The election results showed that voters across the country sought to
exorcise their sense of blighted hope by punishing incumbents. More than
half the members of Parliament who ran for re-election were defeated,
and many others failed to win party nominations to run again.
The disillusionment showed up, too, in the way voters turned against ruling
political parties in their home states. In 10 states accounting for more than
400 million people, state governments that won strong victories in recent
elections found voters moving against them in landslide proportions. Only
four states, Delhi, Punjab, Uttar Pradesh and West Bengal, produced results
that favored the ruling state governments.
The most remarkable result was in Tamil Nadu. There, the party led by
Jayalalitha Jayaram, an actress who became the state's chief minister in 1991,
lost every single seat in a state election in 1996 after allegations of
influence-peddling and fraud. But with criminal cases still pending against
her and her associates, Ms. Jayaram's party won 18 of 39 parliamentary seats,
making Ms. Jayaram, a Bharatiya Janata ally in the election, a potential
kingmaker.
Some Indians believe this volatility reflects a sea change in the
country's politics.
In this view, recent elections have represented a transitional period
between the Congress Party dominance in the first 40 years after independence
and a new political alignment that will eventually produce larger and more
stable political blocs -- possibly one centering on Bharatiya Janata and
another on a merger of the Congress Party and the United Front.
One who takes this view is former Prime Minister V.P. Singh, who has
described the 1998 election as a "semifinal," with the "final" between two
more stable blocs likely to take place in an election a year or two from now.

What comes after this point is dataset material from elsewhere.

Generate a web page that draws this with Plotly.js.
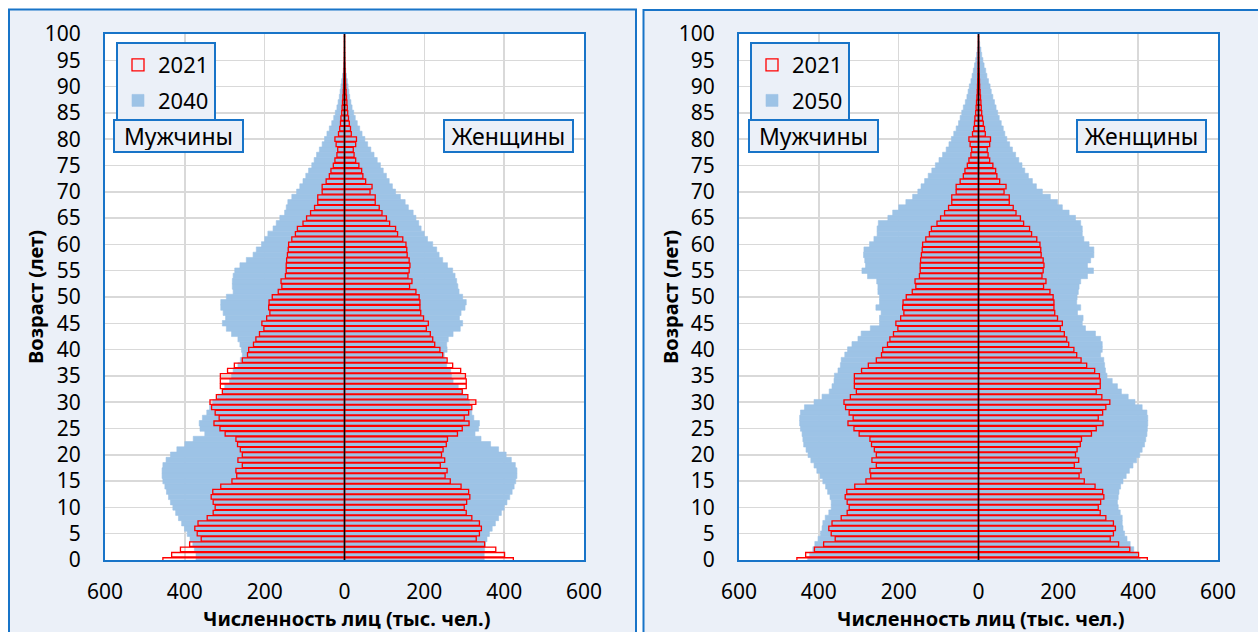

A rival view has Bharatiya Janata forming a coalition government, making
good on promises to provide "good governance," then going back to the
electorate and asking for a majority mandate that will make it the Congress
Party's successor as India's "natural" ruling party. Many Indians think this
improbable, given Bharatiya Janata's reliance on upper-caste Hindu voters, but
party stalwarts are hopeful.
"If we really govern well, the stability thing will be there," said
Susha Swaraj, the most prominent woman in the Bharatiya Janata leadership.